A one-and-done UCLA Bruin in 2008-09, Holiday has carved out a terrific, lucrative niche for himself as one of the great perimeter defenders and veteran leaders in the modern NBA. The 6-foot-4 pro, a two-time All-Star and six-time All-Defensive Teamer (split evenly between three First Team appearances and three Second Team appearances), submitted modest individual numbers in his team’s lopsided 107-89 home defeat of the high-flying Dallas Mavericks. He scored 12 points on 4-of-9 shooting from the field (2-of-5 from beyond the arc) and 2-of-2 shooting from the foul line, while pulling down eight boards, dishing out five dimes and swiping one steal. Respectable counts all, but not earth-shattering. He was just the fifth-leading scorer on his own team.

But for folks who were paying attention, Holiday was one of the more essential components of his club’s attack.

Holiday quarterbacked the team’s incredibly impressive perimeter defensive effort, stifling superstar guard Kyrie Irving into a miserable 6-of-19 (31.6 percent) shooting night from the field, for just 12 points and a game-worst -19 plus-minus. Holiday was everywhere, even at the basketball-advanced age of 33, often hounding Irving for all 94 feet of TD Garden. The former UCLA standout could be the key to helping Boston achieve its record-breaking 18th league title, and its first since 2008 (before Holiday was even in college). It would be Holiday’s second championship.

He has an outside shot at notching an Andre Iguodala-esque Finals MVP award, though surely Jayson Tatum, Jaylen Brown, and even Kristaps Porzingis — all of whom put up gaudier numbers on Thursday — would be favored.
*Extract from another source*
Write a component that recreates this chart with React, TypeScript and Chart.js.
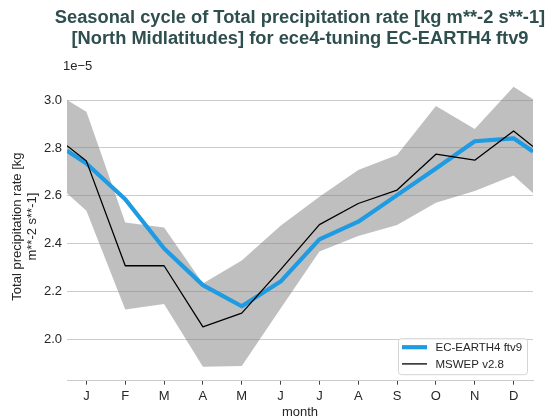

But Iguodala’s monumental two-way effort in the 2015 NBA Finals for the Golden State Warriors, highlighted by his defensive play against then-Cleveland Cavaliers All-NBA forward LeBron James, helped him steal the honor from that season’s MVP, All-NBA point guard Stephen Curry. If Holiday continues to dominate Irving, maybe he has a shot at snagging the honor from his higher-profile comrades.